Brief
Leaving out all pictures, please print only the lines from the one containing "Emit a LaTeX" through the one containing "[fieldtext] (t\n) at".

Supplied material
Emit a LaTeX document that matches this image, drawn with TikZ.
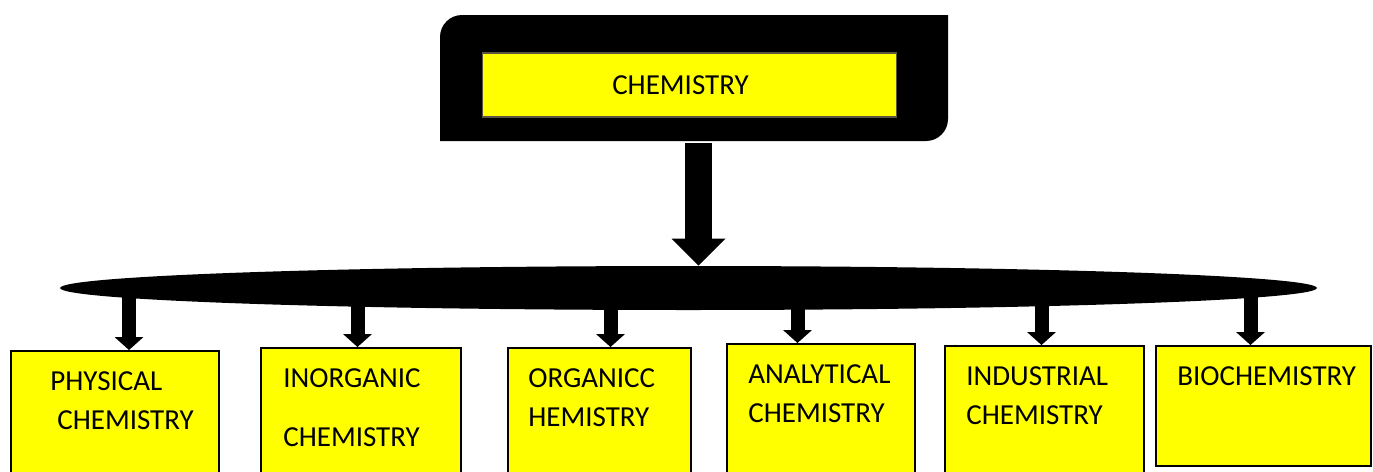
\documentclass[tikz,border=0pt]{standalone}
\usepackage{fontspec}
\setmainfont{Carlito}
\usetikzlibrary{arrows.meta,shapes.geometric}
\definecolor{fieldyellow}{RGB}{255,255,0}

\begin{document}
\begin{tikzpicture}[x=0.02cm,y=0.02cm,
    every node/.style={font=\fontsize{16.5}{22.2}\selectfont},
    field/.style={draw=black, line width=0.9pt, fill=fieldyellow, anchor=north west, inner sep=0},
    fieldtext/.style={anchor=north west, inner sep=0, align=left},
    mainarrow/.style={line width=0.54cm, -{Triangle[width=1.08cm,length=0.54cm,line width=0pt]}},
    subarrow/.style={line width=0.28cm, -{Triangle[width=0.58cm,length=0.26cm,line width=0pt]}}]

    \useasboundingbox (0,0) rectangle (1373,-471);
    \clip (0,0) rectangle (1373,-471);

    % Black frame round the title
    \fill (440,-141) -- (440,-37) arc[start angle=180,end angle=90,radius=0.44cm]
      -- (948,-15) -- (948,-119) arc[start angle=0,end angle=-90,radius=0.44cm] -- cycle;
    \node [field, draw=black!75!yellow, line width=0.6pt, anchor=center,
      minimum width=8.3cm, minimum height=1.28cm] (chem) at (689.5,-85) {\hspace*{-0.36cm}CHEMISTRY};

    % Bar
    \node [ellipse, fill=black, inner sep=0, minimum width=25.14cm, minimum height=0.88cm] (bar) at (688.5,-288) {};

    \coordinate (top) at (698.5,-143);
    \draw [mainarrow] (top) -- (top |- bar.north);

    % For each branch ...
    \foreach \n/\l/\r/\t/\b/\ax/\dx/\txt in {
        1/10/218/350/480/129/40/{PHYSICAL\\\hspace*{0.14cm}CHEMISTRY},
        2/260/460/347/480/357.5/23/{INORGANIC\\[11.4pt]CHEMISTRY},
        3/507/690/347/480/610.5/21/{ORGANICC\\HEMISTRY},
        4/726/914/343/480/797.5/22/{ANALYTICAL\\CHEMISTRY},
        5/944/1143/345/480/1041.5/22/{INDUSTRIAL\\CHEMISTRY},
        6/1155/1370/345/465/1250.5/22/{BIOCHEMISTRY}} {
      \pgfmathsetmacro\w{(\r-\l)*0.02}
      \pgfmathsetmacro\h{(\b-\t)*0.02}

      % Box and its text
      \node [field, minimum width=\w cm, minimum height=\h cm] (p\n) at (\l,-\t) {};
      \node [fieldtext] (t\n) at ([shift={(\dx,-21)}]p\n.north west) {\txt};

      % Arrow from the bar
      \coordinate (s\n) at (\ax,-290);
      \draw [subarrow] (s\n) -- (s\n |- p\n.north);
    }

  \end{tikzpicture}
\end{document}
==
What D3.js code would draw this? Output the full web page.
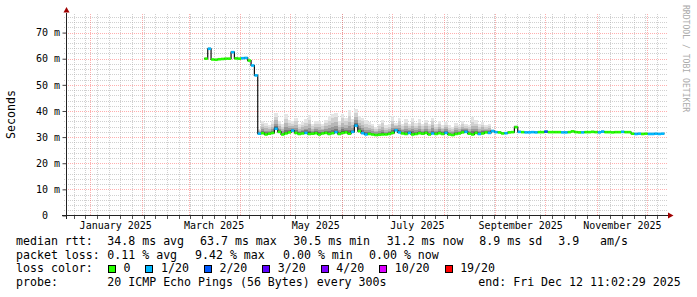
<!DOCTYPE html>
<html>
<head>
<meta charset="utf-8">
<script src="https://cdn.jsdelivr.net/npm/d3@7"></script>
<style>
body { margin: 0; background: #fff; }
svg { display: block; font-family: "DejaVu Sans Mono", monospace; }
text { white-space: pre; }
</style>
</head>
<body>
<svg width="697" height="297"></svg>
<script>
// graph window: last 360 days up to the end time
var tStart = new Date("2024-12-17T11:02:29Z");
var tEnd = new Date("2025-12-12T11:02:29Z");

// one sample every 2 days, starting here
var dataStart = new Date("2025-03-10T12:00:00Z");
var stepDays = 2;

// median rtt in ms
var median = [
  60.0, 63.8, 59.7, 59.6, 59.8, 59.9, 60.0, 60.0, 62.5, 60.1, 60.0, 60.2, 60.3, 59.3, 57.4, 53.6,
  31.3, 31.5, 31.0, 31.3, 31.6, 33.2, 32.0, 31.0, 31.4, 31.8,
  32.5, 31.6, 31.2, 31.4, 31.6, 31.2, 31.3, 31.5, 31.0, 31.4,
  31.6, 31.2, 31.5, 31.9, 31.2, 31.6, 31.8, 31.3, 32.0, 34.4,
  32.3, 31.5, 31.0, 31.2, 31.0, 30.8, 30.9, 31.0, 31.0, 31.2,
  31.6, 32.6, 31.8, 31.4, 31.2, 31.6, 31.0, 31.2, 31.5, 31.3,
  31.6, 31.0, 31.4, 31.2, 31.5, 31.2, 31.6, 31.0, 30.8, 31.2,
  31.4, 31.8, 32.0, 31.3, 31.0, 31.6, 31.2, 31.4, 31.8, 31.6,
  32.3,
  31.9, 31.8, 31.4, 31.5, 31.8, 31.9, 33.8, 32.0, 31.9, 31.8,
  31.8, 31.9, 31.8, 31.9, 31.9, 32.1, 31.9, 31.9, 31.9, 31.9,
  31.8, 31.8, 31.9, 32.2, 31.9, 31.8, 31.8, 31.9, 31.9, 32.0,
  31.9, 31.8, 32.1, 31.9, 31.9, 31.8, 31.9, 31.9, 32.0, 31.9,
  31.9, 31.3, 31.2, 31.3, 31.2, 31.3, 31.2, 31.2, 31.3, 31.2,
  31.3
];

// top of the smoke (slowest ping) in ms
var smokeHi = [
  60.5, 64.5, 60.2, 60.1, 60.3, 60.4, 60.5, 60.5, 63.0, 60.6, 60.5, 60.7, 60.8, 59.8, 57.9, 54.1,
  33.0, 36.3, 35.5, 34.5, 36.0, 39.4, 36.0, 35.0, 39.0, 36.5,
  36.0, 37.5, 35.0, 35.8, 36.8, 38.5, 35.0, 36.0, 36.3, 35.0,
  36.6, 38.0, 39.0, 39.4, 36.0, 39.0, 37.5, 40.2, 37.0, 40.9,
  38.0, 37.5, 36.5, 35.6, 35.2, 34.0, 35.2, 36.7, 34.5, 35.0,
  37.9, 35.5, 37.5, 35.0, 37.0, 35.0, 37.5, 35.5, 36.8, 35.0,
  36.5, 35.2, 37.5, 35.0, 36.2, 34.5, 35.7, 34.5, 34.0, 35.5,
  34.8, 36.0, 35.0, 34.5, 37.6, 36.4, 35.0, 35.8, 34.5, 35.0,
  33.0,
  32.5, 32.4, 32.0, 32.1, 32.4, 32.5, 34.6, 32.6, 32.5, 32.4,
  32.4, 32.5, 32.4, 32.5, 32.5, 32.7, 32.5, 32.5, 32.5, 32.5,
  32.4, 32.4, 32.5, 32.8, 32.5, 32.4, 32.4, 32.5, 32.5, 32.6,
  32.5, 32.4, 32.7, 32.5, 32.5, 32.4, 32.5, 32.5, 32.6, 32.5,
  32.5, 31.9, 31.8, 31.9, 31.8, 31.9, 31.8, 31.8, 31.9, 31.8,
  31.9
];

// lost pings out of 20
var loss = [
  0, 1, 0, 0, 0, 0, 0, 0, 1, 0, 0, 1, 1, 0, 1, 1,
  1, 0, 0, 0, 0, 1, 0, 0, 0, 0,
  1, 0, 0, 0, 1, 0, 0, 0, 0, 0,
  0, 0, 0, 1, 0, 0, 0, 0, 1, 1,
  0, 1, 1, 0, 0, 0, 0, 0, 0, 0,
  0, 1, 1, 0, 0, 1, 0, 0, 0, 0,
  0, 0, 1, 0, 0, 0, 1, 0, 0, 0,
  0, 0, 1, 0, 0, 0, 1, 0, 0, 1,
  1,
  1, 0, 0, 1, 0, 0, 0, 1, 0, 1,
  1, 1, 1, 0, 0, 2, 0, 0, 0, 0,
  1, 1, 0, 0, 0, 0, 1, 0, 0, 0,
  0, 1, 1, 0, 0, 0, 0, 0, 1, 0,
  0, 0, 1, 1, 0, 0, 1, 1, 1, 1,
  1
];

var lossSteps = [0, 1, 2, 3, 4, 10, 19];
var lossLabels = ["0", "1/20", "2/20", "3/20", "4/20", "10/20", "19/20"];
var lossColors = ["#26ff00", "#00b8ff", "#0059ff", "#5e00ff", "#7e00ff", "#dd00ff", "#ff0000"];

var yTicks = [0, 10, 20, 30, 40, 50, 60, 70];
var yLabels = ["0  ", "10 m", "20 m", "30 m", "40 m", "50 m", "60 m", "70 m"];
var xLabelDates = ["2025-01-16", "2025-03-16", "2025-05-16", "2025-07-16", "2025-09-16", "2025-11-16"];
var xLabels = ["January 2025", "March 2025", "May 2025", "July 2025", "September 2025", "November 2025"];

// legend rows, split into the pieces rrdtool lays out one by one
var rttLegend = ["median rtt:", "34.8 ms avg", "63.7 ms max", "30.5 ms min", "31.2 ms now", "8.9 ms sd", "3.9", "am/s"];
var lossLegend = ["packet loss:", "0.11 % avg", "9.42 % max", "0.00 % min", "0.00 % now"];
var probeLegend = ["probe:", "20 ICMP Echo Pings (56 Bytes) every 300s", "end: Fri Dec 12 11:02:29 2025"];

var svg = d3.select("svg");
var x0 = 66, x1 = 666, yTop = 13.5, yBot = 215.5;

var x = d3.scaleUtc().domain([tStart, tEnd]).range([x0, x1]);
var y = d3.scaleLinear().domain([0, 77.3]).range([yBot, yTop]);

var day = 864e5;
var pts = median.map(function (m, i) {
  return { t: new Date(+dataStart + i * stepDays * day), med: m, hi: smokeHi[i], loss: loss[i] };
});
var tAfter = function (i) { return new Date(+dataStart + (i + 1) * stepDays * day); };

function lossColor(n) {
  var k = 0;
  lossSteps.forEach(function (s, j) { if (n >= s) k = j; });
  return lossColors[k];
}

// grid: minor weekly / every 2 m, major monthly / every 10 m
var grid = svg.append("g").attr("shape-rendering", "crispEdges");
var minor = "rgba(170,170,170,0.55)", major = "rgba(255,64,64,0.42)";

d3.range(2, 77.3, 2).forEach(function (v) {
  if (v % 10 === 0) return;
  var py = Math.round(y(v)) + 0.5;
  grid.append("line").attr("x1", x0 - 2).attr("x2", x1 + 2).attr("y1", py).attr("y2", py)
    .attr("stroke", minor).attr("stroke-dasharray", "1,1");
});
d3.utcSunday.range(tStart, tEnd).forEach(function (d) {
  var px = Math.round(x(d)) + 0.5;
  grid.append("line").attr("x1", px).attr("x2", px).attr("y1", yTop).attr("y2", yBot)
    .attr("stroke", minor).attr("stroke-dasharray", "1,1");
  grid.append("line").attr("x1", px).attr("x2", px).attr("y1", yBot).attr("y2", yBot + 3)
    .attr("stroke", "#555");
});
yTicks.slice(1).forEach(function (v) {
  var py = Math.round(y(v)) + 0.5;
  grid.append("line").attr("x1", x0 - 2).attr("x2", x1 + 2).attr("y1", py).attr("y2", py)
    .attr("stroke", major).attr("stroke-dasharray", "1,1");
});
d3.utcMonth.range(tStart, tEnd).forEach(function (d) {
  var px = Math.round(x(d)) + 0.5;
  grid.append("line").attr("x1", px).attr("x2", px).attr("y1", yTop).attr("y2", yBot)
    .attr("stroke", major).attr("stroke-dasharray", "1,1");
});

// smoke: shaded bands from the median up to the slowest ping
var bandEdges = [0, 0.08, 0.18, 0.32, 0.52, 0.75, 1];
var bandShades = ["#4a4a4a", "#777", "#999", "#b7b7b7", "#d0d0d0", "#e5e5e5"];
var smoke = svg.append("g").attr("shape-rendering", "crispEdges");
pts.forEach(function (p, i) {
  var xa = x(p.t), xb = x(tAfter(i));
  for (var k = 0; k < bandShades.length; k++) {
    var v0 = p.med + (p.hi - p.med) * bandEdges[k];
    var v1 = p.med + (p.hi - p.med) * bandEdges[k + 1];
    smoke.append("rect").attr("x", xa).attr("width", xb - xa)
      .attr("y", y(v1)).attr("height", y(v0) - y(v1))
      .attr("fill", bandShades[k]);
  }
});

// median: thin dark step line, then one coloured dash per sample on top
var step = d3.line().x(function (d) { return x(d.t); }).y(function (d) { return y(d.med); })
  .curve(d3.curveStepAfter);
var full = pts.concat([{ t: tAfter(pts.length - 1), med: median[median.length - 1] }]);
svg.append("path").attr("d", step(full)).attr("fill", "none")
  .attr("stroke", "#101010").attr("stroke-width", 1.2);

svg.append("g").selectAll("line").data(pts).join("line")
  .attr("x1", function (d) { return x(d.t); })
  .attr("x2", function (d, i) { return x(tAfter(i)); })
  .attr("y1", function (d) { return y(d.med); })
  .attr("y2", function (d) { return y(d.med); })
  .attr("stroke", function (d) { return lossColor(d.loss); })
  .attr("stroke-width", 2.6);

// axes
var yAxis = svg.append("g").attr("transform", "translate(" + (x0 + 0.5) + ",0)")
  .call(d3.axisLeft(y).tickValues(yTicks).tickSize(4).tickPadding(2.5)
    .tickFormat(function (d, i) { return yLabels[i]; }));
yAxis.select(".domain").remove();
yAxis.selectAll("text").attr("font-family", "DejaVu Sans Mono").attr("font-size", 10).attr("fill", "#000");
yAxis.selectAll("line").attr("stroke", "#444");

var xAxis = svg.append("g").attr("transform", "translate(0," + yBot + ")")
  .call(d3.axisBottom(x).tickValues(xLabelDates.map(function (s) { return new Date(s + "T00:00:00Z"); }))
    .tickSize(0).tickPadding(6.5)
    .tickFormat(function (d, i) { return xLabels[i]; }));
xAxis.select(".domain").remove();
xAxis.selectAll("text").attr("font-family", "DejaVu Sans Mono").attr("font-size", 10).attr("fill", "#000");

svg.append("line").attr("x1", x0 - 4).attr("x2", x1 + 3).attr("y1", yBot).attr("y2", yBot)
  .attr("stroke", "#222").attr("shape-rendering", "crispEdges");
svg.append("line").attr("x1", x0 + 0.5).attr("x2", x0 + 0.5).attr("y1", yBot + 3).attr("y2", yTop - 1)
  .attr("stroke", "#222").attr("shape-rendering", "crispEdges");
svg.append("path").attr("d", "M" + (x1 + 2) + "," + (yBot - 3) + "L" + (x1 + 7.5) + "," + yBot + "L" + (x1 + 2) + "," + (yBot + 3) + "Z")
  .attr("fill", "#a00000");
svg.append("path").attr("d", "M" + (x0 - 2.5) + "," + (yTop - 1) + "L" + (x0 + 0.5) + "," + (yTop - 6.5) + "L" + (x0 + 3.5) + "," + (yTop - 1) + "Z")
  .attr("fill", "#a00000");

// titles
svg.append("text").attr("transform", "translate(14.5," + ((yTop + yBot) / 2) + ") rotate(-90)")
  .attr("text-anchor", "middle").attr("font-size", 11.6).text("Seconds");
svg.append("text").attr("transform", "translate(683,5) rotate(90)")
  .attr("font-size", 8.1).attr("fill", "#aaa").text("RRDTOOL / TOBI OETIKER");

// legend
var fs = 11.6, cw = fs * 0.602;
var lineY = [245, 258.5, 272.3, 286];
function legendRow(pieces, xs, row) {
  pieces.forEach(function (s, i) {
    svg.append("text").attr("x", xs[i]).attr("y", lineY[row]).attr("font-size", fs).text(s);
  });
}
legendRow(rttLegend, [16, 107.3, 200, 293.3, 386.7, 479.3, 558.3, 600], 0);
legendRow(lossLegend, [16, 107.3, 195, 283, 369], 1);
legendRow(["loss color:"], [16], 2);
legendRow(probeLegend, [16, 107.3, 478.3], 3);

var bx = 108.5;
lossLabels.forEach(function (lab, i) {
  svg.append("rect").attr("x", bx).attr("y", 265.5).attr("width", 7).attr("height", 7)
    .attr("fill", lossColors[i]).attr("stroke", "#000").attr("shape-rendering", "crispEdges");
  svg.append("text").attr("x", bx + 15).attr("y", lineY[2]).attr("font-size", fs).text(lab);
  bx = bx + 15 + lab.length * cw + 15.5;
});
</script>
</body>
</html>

Solved exercise
Emit a LaTeX document that matches this image, drawn with TikZ.
\documentclass[tikz,border=0pt]{standalone}
\usepackage{fontspec}
\setmainfont{Carlito}
\usetikzlibrary{arrows.meta,shapes.geometric}
\definecolor{fieldyellow}{RGB}{255,255,0}

\begin{document}
\begin{tikzpicture}[x=0.02cm,y=0.02cm,
    every node/.style={font=\fontsize{16.5}{22.2}\selectfont},
    field/.style={draw=black, line width=0.9pt, fill=fieldyellow, anchor=north west, inner sep=0},
    fieldtext/.style={anchor=north west, inner sep=0, align=left},
    mainarrow/.style={line width=0.54cm, -{Triangle[width=1.08cm,length=0.54cm,line width=0pt]}},
    subarrow/.style={line width=0.28cm, -{Triangle[width=0.58cm,length=0.26cm,line width=0pt]}}]

    \useasboundingbox (0,0) rectangle (1373,-471);
    \clip (0,0) rectangle (1373,-471);

    % Black frame round the title
    \fill (440,-141) -- (440,-37) arc[start angle=180,end angle=90,radius=0.44cm]
      -- (948,-15) -- (948,-119) arc[start angle=0,end angle=-90,radius=0.44cm] -- cycle;
    \node [field, draw=black!75!yellow, line width=0.6pt, anchor=center,
      minimum width=8.3cm, minimum height=1.28cm] (chem) at (689.5,-85) {\hspace*{-0.36cm}CHEMISTRY};

    % Bar
    \node [ellipse, fill=black, inner sep=0, minimum width=25.14cm, minimum height=0.88cm] (bar) at (688.5,-288) {};

    \coordinate (top) at (698.5,-143);
    \draw [mainarrow] (top) -- (top |- bar.north);

    % For each branch ...
    \foreach \n/\l/\r/\t/\b/\ax/\dx/\txt in {
        1/10/218/350/480/129/40/{PHYSICAL\\\hspace*{0.14cm}CHEMISTRY},
        2/260/460/347/480/357.5/23/{INORGANIC\\[11.4pt]CHEMISTRY},
        3/507/690/347/480/610.5/21/{ORGANICC\\HEMISTRY},
        4/726/914/343/480/797.5/22/{ANALYTICAL\\CHEMISTRY},
        5/944/1143/345/480/1041.5/22/{INDUSTRIAL\\CHEMISTRY},
        6/1155/1370/345/465/1250.5/22/{BIOCHEMISTRY}} {
      \pgfmathsetmacro\w{(\r-\l)*0.02}
      \pgfmathsetmacro\h{(\b-\t)*0.02}

      % Box and its text
      \node [field, minimum width=\w cm, minimum height=\h cm] (p\n) at (\l,-\t) {};
      \node [fieldtext] (t\n) at ([shift={(\dx,-21)}]p\n.north west) {\txt};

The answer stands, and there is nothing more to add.